Comme vous le savez, madame la députée, puisque vous étiez présente lors de cette annonce, la garde des Sceaux a décidé la création à Saint-Laurent-du-Maroni, dès septembre 2013 si possible et en tout cas avant le 1er janvier 2014, d'une chambre détachée du tribunal de grande instance de Cayenne.
La création d'une telle chambre détachée sera une première sur le territoire national. En effet, si la base juridique de ce dispositif existe, puisque le Code de l'organisation judiciaire prévoit l'existence de " chambres détachées d'un TGI pour juger dans leur ressort des affaires civiles et pénales de cette juridiction ", cela n'a pas encore été expérimenté.
Elle souhaite que cette chambre détachée s'installe dans les bâtiments judiciaires actuels qui seront aménagés pour la recevoir.
La chambre détachée, qui montera en puissance en même temps que son activité, sera renforcée par rapport à l'existant en magistrats et en fonctionnaires.

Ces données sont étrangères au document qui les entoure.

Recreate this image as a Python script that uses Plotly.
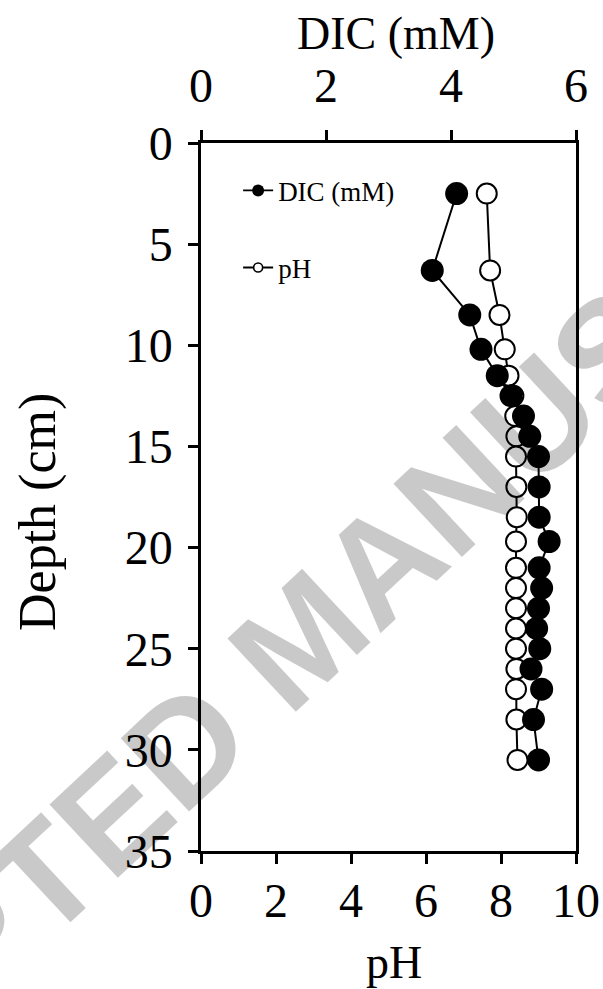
import plotly.graph_objects as go

depth_cm = [2.5, 6.3, 8.5, 10.2, 11.5, 12.5, 13.5, 14.5, 15.5, 17.0, 18.5, 19.7,
            21.0, 22.0, 23.0, 24.0, 25.0, 26.0, 27.0, 28.5, 30.5]
dic_mM = [4.09, 3.70, 4.30, 4.48, 4.74, 4.96, 5.16, 5.26, 5.40, 5.41, 5.41, 5.57,
          5.41, 5.45, 5.40, 5.37, 5.42, 5.28, 5.45, 5.32, 5.40]
ph_vals = [7.62, 7.71, 7.96, 8.10, 8.20, 8.33, 8.38, 8.41, 8.40, 8.41, 8.42, 8.40,
           8.40, 8.40, 8.40, 8.40, 8.40, 8.41, 8.40, 8.41, 8.44]

ph_ticks = [0, 2, 4, 6, 8, 10]
dic_ticks = [0, 2, 4, 6]
depth_ticks = [0, 5, 10, 15, 20, 25, 30, 35]

FONT = "Liberation Serif"
fs_tick = 48
fs_xtitle = 46
fs_ytitle = 52

fig = go.Figure()
# data traces
fig.add_trace(go.Scatter(
    x=ph_vals, y=depth_cm, name="pH", mode="lines+markers",
    xaxis="x", yaxis="y", showlegend=False,
    line=dict(color="black", width=2),
    marker=dict(symbol="circle", size=20, color="white",
                line=dict(color="black", width=2)),
))
fig.add_trace(go.Scatter(
    x=dic_mM, y=depth_cm, name="DIC (mM)", mode="lines+markers",
    xaxis="x2", yaxis="y", showlegend=False,
    line=dict(color="black", width=2),
    marker=dict(symbol="circle", size=23, color="black",
                line=dict(color="black", width=0)),
))
# legend entries (no data, legend only)
fig.add_trace(go.Scatter(
    x=[None], y=[None], name="DIC (mM)", mode="lines+markers",
    legendgroup="a", legendrank=1,
    line=dict(color="black", width=1.8),
    marker=dict(symbol="circle", size=12, color="black", line=dict(width=0)),
))
fig.add_trace(go.Scatter(
    x=[None], y=[None], name="pH", mode="lines+markers",
    legendgroup="b", legendrank=2,
    line=dict(color="black", width=1.8),
    marker=dict(symbol="circle", size=9, color="white",
                line=dict(color="black", width=1.6)),
))

axis_common = dict(showline=True, linecolor="black", linewidth=2.5,
                   ticks="outside", ticklen=10, tickwidth=2.5, tickcolor="black",
                   showgrid=False, zeroline=False,
                   tickfont=dict(family=FONT, size=fs_tick, color="black"))

fig.update_layout(
    width=603, height=989,
    margin=dict(l=201, r=27, t=143, b=138, autoexpand=False),
    paper_bgcolor="white", plot_bgcolor="white",
    font=dict(family=FONT, color="black"),
    showlegend=True,
    legend=dict(x=0.099, y=0.967, xanchor="left", yanchor="top",
                bgcolor="rgba(0,0,0,0)", tracegroupgap=39,
                font=dict(family=FONT, size=27, color="black")),
    xaxis=dict(range=[0, 10], tickvals=ph_ticks, side="bottom",
               ticklabelstandoff=-4, **axis_common),
    xaxis2=dict(range=[0, 6], tickvals=dic_ticks, side="top", overlaying="x",
                anchor="y", ticklabelstandoff=9, **axis_common),
    yaxis=dict(range=[35, 0], tickvals=depth_ticks, mirror=True,
               ticklabelstandoff=6, **axis_common),
    annotations=[
        dict(text="ACCEPTED MANUSCRIPT", xref="paper", yref="paper",
             x=0.268, y=0.302, xanchor="center", yanchor="middle",
             textangle=-43.0, showarrow=False,
             font=dict(family="Liberation Sans", size=146, weight="bold",
                       color="rgba(0,0,0,0.21)")),
        dict(text="DIC (mM)", xref="paper", yref="paper",
             x=(396 - 201) / 375, y=(851 - 33) / 708,
             xanchor="center", yanchor="middle", showarrow=False,
             font=dict(family=FONT, size=fs_xtitle, color="black")),
        dict(text="pH", xref="paper", yref="paper",
             x=(394 - 201) / 375, y=(851 - 962) / 708,
             xanchor="center", yanchor="middle", showarrow=False,
             font=dict(family=FONT, size=fs_xtitle, color="black")),
        dict(text="Depth (cm)", xref="paper", yref="paper",
             x=(38 - 201) / 375, y=(851 - 512) / 708, textangle=-90,
             xanchor="center", yanchor="middle", showarrow=False,
             font=dict(family=FONT, size=fs_ytitle, color="black")),
    ],
)

fig.write_html("out.html")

Elle bénéficiera en effet de deux magistrats du siège : il sera donc rapidement procédé au remplacement du vice-président en congé maladie, ainsi qu'à la nomination d'un juge supplémentaire ; cette chambre fonctionnera également avec un magistrat du parquet et quatre fonctionnaires, dont un greffier en chef.
Elle aura vocation, soit du fait de sa compétence générale en matière d'audiences, soit par voie de délégation du tribunal de grande instance pour les fonctions spécialisées, à traiter la grande majorité des contentieux intéressant les justiciables de l'Ouest guyanais.
On estime actuellement que 850 affaires civiles et 5 000 affaires pénales pourraient être traitées par la chambre détachée. Seules les affaires pénales avec des personnes détenues continueront d'être traitées à Cayenne, en raison de la présence de l'établissement pénitentiaire de Remire-Montjoly et afin d'éviter des transfèrements inutiles.
Sur un plan plus général, la ministre va installer à la fin du mois de mars un groupe de travail sur l'organisation judiciaire. Il sera chargé de faire des propositions pour rendre la justice plus proche des citoyens et plus rationnelle dans son organisation. Ce groupe étudiera le concept de " chambre détachée ", dont la première sera créée en Guyane, comme possibilité pour l'hexagone.
Mme la présidente. La parole est à Mme Chantal Berthelot.
Mme Chantal Berthelot. Merci, madame la ministre. Il est vrai que, lorsque j'ai déposé ma question orale, la ministre est venue en Guyane et a effectivement dit cela. Au nom de la population de l'Ouest guyanais, je veux prendre acte du fait que ce gouvernement prend en compte la situation particulière du territoire. La mutation démographique de ce territoire devra avoir pour parallèle la mutation du système judiciaire. L'objectif sera donc peut-être d'arriver à un tribunal de grande instance sur cette partie du territoire de la Guyane, car vous savez que d'ici vingt ans, démographiquement, Saint-Laurent-du-Maroni sera la première ville de Guyane. Merci de ces réponses, madame la ministre.